How do I ensure my credit card application will be approved?« Back to Questions List

I want to apply for a new credit card, but I’m afraid that I might get declined. What can I do to improve the odds that they’ll approve my application?
Posted by jwrighte
Asked on November 8, 2016 3:42 pm

When applying for a credit card, remember that the process involves much more than simply answering all the questions on a form. There are actually several things you’ll need to do—most of which will need to be accomplished long before you even consider submitting your application.

1. Learn Your Credit Score
Your credit score is one of the primary determining factors when a bank decides whether to accept your application. This score is essentially a rating of your creditworthiness, as determined by the three credit reporting bureaus—Equifax, Experian and TransUnion.

What is considered a “good” or “bad” score is ultimately left to the bank’s discretion, but credit scores generally break down into one of three ranges:
• Below 629: Bad
• 630-689: Average
• 690-719: Good
• Above 720: Excellent

If your credit is less than “good,” your options for credit cards will be limited, and you may only be eligible for cards with higher interest rates, lower maximums, and more fees.

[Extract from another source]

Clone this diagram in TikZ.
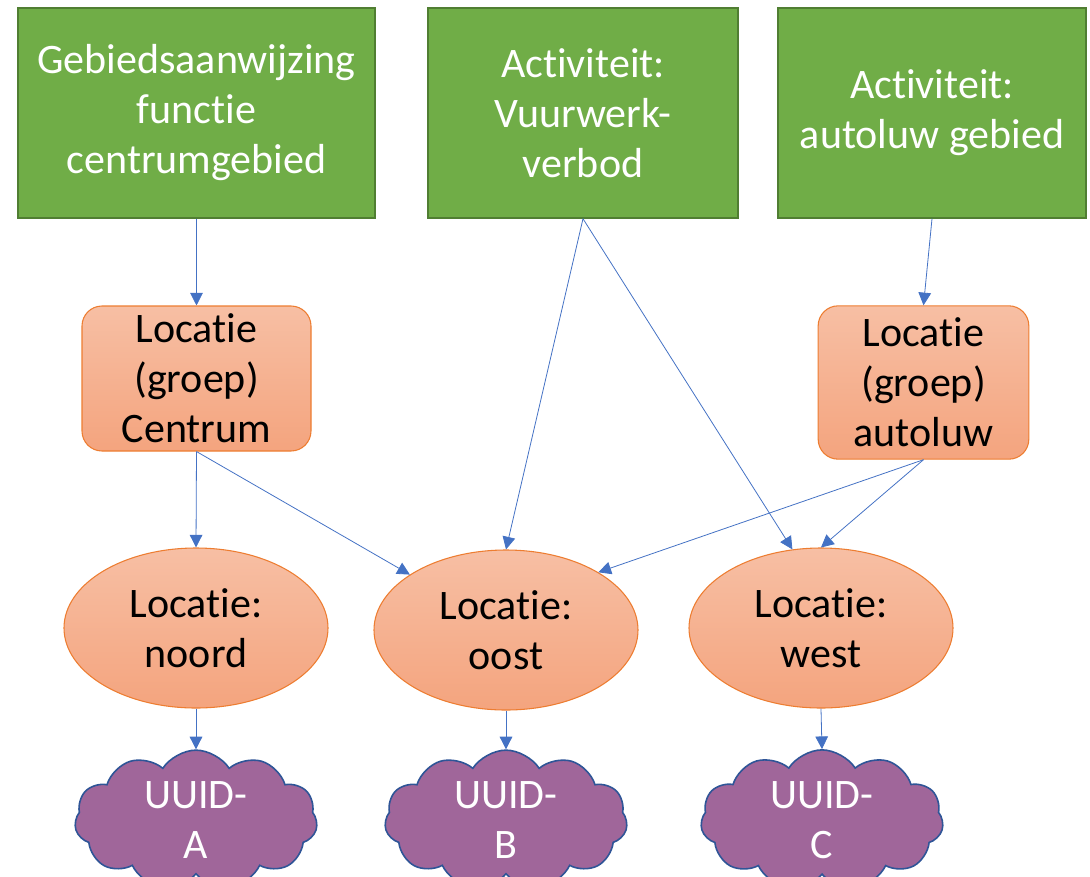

2. Don’t Apply for the First Card Your Find
Each time you apply for a credit card, a notation will be made on your credit report. If you apply for several different cards—and are subsequently declined—this will further damage your credit reputation.

It’s recommended that you take the time to research the different cards available to you, then choose the card which best fits your needs and your situation. Not only will this improve your odds of acceptance, it can ultimately help you manage your credit more effectively.

3. Manage Your Debt
How much you currently owe as compared to the amount of credit presently available to you—referred to as a credit utilization ratio—is another major factor in determining your credit worthiness. Therefore, it is advantageous to pay down your present debt before applying for a new card.

4. Don’t Underestimate Your Income
Your debt-to-income ratio is an important indicator of whether lenders can trust your ability to repay what you borrow. The more money you make, the less likely they are to hesitate.

If you have multiple streams of income, report all of them. This will improve your odds of being approved. But remember, be truthful, and don’t overstate your income. Lying on a credit application can carry serious consequences, including fines and jailtime.

5. Follow-Up
If you’re declined, that doesn’t necessarily mean it’s the end of the road. Most credit issuers have reconsideration lines which you can call to appeal the bank’s decision or to find out exactly why you were denied.

Check your report for accuracy before calling, then remember to argue your case convincingly, but calmly and politely.